Charts and diagrams as code
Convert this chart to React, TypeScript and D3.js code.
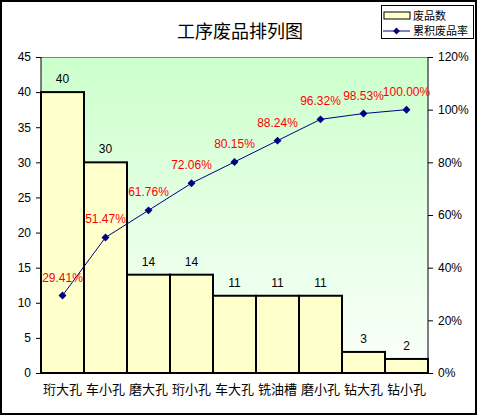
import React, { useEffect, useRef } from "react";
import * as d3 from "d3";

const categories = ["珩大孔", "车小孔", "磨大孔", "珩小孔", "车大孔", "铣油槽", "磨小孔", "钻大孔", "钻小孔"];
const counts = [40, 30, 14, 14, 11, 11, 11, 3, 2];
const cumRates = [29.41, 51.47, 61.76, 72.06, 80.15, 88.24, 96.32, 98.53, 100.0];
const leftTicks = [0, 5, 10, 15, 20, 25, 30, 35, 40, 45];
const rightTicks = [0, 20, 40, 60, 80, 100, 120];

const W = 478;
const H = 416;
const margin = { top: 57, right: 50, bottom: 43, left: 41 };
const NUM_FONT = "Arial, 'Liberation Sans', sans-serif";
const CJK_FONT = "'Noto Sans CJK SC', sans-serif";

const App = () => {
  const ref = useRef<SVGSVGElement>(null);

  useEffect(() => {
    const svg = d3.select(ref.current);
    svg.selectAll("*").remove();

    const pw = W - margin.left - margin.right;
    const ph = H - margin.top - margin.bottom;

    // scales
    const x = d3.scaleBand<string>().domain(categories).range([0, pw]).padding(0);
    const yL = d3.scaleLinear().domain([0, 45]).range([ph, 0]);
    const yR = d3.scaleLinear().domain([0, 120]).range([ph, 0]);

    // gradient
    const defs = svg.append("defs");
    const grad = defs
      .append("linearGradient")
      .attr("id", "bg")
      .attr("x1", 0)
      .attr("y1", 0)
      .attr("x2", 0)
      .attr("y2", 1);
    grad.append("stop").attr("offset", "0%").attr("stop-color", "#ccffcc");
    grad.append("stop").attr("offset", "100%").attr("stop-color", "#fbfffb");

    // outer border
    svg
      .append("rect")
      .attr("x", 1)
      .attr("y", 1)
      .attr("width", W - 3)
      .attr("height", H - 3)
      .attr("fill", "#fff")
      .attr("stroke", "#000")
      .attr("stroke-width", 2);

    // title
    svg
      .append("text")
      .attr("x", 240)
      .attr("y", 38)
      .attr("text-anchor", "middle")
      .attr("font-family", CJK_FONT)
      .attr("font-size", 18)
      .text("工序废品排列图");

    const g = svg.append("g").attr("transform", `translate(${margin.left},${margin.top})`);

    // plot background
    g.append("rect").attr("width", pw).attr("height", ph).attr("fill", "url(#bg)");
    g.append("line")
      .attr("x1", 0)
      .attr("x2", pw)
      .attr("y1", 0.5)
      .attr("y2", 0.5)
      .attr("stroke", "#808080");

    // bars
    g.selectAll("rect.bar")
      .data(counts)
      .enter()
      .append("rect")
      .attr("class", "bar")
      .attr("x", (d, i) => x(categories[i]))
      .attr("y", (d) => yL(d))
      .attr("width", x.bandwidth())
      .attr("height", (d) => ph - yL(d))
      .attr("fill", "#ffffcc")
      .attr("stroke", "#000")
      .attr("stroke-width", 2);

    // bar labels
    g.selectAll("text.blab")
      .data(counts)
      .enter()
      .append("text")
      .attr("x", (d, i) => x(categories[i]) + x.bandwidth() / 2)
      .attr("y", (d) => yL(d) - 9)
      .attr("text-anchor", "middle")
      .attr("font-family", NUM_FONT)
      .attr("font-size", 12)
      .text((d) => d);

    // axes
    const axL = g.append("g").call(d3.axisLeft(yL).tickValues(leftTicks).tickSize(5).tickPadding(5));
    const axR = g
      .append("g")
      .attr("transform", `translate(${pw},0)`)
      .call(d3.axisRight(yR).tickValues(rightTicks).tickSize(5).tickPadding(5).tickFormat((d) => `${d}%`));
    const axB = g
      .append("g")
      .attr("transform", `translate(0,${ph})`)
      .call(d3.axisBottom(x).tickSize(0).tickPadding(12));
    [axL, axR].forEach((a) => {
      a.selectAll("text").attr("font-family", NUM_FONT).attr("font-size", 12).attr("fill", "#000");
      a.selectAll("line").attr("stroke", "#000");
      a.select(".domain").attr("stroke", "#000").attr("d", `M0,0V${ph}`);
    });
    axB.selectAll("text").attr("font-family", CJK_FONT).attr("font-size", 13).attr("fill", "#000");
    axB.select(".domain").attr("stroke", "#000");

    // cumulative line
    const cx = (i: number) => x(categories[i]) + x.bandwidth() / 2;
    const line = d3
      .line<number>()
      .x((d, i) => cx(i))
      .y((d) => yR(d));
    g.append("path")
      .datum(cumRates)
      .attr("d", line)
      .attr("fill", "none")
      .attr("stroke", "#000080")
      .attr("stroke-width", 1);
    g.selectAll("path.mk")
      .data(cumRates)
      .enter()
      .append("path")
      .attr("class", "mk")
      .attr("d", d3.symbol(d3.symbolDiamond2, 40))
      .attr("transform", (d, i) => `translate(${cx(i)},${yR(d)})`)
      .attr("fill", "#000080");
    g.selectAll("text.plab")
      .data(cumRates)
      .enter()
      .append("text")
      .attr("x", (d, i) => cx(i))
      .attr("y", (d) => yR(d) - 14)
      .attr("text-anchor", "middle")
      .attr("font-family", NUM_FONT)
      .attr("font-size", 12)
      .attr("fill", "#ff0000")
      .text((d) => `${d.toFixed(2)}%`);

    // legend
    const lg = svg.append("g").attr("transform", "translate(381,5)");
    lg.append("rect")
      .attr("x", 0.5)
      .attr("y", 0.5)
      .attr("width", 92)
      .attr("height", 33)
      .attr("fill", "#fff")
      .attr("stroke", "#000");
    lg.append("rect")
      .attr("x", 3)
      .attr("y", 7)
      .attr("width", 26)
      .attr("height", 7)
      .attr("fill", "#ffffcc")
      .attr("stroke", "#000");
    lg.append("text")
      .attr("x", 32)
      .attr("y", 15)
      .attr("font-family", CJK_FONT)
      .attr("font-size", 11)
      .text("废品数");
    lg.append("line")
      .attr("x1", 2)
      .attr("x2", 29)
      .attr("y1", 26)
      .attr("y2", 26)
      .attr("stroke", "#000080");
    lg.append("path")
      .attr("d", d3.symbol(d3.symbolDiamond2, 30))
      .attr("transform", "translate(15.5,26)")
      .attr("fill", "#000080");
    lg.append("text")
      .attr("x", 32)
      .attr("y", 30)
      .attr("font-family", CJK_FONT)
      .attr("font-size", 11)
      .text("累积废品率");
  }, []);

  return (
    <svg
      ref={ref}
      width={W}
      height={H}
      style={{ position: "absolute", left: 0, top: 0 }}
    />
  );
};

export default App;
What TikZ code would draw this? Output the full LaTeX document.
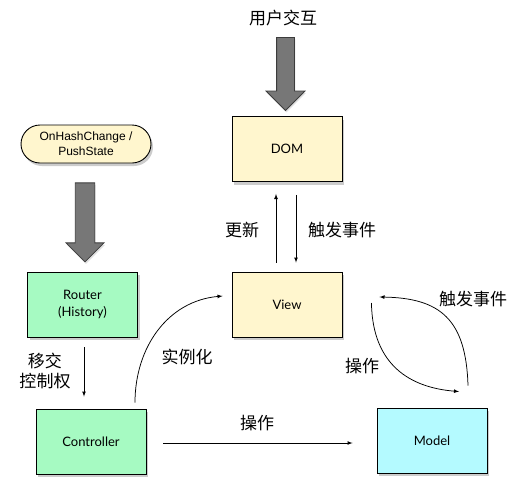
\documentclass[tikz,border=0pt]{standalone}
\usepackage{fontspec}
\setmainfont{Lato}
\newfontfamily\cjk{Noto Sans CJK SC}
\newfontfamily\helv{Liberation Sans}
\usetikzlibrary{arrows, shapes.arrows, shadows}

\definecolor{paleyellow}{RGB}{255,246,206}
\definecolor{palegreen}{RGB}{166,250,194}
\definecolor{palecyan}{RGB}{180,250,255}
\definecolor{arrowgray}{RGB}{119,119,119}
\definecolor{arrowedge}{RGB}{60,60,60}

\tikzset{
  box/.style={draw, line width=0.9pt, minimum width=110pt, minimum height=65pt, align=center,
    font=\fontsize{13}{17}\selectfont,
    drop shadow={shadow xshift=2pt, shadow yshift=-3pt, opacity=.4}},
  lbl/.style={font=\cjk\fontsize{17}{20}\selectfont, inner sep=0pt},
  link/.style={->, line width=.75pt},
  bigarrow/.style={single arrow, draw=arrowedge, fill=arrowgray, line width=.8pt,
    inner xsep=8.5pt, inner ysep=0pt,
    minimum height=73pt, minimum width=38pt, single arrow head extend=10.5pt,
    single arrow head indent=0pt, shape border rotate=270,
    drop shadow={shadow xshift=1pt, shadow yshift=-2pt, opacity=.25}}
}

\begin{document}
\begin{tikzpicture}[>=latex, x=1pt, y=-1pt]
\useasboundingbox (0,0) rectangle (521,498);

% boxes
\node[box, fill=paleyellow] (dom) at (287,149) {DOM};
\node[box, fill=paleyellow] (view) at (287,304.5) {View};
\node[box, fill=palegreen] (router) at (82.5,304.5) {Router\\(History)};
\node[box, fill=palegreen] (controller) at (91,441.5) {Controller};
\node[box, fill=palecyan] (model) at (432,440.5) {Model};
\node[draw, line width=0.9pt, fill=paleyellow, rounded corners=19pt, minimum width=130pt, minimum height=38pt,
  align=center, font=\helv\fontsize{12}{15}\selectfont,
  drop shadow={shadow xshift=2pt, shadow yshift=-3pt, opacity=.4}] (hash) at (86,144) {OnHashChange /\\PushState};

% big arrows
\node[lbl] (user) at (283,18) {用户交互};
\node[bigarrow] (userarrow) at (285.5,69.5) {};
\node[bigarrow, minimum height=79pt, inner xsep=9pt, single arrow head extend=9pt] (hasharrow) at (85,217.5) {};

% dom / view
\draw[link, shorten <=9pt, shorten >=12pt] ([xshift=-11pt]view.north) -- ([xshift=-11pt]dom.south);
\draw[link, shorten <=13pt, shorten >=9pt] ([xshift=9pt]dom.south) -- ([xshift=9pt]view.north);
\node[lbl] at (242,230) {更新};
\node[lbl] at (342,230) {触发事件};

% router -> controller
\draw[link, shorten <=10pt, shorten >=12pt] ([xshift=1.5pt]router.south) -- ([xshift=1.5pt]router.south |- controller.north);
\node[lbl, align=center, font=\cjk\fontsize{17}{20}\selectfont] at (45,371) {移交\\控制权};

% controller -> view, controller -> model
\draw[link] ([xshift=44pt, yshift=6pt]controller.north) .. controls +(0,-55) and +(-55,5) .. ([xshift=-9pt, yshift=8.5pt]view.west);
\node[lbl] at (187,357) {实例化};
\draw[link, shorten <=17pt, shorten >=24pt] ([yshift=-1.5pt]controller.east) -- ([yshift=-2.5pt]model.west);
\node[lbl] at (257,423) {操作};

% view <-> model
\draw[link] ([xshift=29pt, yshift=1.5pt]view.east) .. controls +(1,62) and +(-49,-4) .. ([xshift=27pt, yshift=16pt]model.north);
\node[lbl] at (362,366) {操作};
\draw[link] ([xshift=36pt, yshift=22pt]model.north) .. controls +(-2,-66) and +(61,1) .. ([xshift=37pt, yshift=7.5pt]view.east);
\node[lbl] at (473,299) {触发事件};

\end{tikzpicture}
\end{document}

◆ **STATED GOAL**: Exactly and only the lines from the line with "What TikZ code" to the line with "(0,0) rectangle (521,498);", both ends included, should be echoed. Do not carry over the pictures.

◆ **FINAL RESULT**:
What TikZ code would draw this? Output the full LaTeX document.
\documentclass[tikz,border=0pt]{standalone}
\usepackage{fontspec}
\setmainfont{Lato}
\newfontfamily\cjk{Noto Sans CJK SC}
\newfontfamily\helv{Liberation Sans}
\usetikzlibrary{arrows, shapes.arrows, shadows}

\definecolor{paleyellow}{RGB}{255,246,206}
\definecolor{palegreen}{RGB}{166,250,194}
\definecolor{palecyan}{RGB}{180,250,255}
\definecolor{arrowgray}{RGB}{119,119,119}
\definecolor{arrowedge}{RGB}{60,60,60}

\tikzset{
  box/.style={draw, line width=0.9pt, minimum width=110pt, minimum height=65pt, align=center,
    font=\fontsize{13}{17}\selectfont,
    drop shadow={shadow xshift=2pt, shadow yshift=-3pt, opacity=.4}},
  lbl/.style={font=\cjk\fontsize{17}{20}\selectfont, inner sep=0pt},
  link/.style={->, line width=.75pt},
  bigarrow/.style={single arrow, draw=arrowedge, fill=arrowgray, line width=.8pt,
    inner xsep=8.5pt, inner ysep=0pt,
    minimum height=73pt, minimum width=38pt, single arrow head extend=10.5pt,
    single arrow head indent=0pt, shape border rotate=270,
    drop shadow={shadow xshift=1pt, shadow yshift=-2pt, opacity=.25}}
}

\begin{document}
\begin{tikzpicture}[>=latex, x=1pt, y=-1pt]
\useasboundingbox (0,0) rectangle (521,498);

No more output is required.